_Task description_: Please write out the lines of the data exactly, beginning with the first and ending with the line containing "3.5, 4, 4.5, 5];"; leave the pictures behind.

_Supplied data_:
□ □ □ □ □
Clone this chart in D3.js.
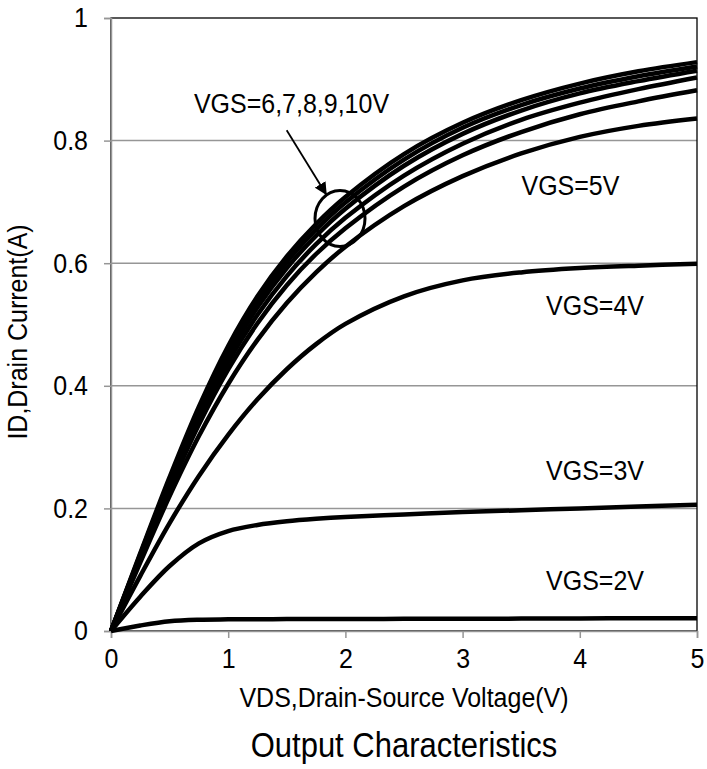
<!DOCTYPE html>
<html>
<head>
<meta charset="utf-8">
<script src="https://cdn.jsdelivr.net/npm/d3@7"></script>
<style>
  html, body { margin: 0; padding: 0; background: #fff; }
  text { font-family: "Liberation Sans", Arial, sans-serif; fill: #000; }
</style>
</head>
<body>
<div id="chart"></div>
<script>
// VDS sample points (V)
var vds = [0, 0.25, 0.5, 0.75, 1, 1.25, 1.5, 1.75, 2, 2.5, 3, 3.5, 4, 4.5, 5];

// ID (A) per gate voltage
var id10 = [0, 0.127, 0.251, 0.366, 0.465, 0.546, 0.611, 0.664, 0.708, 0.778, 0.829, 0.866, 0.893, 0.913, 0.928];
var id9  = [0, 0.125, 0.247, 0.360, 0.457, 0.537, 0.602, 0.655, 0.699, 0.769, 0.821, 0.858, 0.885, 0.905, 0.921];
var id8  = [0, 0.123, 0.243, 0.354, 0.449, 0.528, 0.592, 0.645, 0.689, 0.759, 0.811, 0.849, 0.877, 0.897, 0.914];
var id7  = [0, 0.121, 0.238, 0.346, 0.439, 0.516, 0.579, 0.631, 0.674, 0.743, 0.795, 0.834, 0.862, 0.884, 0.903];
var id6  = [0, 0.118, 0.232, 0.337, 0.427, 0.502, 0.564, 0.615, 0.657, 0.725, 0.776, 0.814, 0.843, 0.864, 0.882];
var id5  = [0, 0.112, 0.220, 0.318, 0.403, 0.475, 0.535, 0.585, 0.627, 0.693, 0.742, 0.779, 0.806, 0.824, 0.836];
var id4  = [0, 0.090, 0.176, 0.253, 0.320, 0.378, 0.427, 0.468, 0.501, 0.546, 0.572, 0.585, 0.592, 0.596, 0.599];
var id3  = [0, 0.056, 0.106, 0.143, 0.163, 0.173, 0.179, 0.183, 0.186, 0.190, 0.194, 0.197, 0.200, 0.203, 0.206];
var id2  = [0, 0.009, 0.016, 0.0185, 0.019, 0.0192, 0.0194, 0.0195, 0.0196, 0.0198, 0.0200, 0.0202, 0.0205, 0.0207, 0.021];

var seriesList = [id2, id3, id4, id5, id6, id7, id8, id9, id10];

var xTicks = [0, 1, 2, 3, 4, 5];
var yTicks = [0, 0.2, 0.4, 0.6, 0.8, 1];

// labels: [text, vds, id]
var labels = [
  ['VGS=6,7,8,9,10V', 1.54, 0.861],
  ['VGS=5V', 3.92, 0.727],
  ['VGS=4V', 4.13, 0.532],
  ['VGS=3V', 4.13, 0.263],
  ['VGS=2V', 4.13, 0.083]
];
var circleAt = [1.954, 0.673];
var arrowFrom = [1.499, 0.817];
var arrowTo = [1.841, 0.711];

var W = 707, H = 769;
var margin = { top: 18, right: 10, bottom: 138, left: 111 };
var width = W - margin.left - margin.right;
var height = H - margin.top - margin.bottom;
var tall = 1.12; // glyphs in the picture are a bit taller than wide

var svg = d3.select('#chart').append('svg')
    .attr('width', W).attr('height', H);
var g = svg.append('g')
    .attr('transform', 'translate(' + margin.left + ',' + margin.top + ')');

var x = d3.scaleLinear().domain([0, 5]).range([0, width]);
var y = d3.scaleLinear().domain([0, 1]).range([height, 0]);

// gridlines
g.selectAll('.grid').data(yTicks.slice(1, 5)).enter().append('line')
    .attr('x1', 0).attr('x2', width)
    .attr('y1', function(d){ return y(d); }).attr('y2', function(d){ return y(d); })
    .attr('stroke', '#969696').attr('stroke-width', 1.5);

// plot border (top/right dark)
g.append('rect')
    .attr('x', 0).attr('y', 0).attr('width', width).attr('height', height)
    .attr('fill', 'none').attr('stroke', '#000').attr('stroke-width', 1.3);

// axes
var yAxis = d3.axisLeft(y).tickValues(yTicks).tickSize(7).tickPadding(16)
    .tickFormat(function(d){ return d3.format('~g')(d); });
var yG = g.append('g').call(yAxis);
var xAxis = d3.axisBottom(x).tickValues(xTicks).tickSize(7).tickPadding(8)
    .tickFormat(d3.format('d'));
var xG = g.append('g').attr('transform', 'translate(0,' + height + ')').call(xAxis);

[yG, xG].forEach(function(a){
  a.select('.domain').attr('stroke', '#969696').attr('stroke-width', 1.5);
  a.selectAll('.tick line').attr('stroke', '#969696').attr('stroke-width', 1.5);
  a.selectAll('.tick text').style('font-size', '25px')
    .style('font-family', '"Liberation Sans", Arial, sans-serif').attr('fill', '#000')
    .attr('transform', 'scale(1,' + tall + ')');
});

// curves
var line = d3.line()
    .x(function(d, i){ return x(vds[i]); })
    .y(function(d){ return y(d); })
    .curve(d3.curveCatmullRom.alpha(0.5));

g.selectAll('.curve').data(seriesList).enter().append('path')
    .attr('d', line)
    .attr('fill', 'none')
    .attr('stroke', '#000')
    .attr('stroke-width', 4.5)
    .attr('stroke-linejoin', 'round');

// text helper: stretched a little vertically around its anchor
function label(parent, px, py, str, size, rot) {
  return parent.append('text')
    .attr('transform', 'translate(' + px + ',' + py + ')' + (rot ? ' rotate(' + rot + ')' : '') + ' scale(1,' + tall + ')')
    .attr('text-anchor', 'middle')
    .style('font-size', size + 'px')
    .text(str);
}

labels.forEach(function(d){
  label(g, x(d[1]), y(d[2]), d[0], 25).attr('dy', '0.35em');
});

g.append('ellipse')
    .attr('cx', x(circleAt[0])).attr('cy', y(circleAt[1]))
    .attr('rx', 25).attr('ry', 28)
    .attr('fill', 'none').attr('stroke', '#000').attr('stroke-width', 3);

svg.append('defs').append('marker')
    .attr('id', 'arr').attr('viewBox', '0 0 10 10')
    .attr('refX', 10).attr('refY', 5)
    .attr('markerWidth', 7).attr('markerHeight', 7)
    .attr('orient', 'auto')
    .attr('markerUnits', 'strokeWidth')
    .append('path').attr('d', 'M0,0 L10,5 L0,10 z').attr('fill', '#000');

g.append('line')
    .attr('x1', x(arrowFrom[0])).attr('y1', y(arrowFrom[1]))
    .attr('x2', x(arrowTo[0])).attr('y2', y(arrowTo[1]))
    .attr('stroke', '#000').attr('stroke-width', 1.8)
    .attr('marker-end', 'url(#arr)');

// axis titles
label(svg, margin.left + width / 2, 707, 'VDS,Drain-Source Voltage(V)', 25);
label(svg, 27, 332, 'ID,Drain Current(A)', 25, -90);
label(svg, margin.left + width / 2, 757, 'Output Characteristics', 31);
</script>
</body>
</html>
□ □ □ □ □
_Task result_:
Clone this chart in D3.js.
<!DOCTYPE html>
<html>
<head>
<meta charset="utf-8">
<script src="https://cdn.jsdelivr.net/npm/d3@7"></script>
<style>
  html, body { margin: 0; padding: 0; background: #fff; }
  text { font-family: "Liberation Sans", Arial, sans-serif; fill: #000; }
</style>
</head>
<body>
<div id="chart"></div>
<script>
// VDS sample points (V)
var vds = [0, 0.25, 0.5, 0.75, 1, 1.25, 1.5, 1.75, 2, 2.5, 3, 3.5, 4, 4.5, 5];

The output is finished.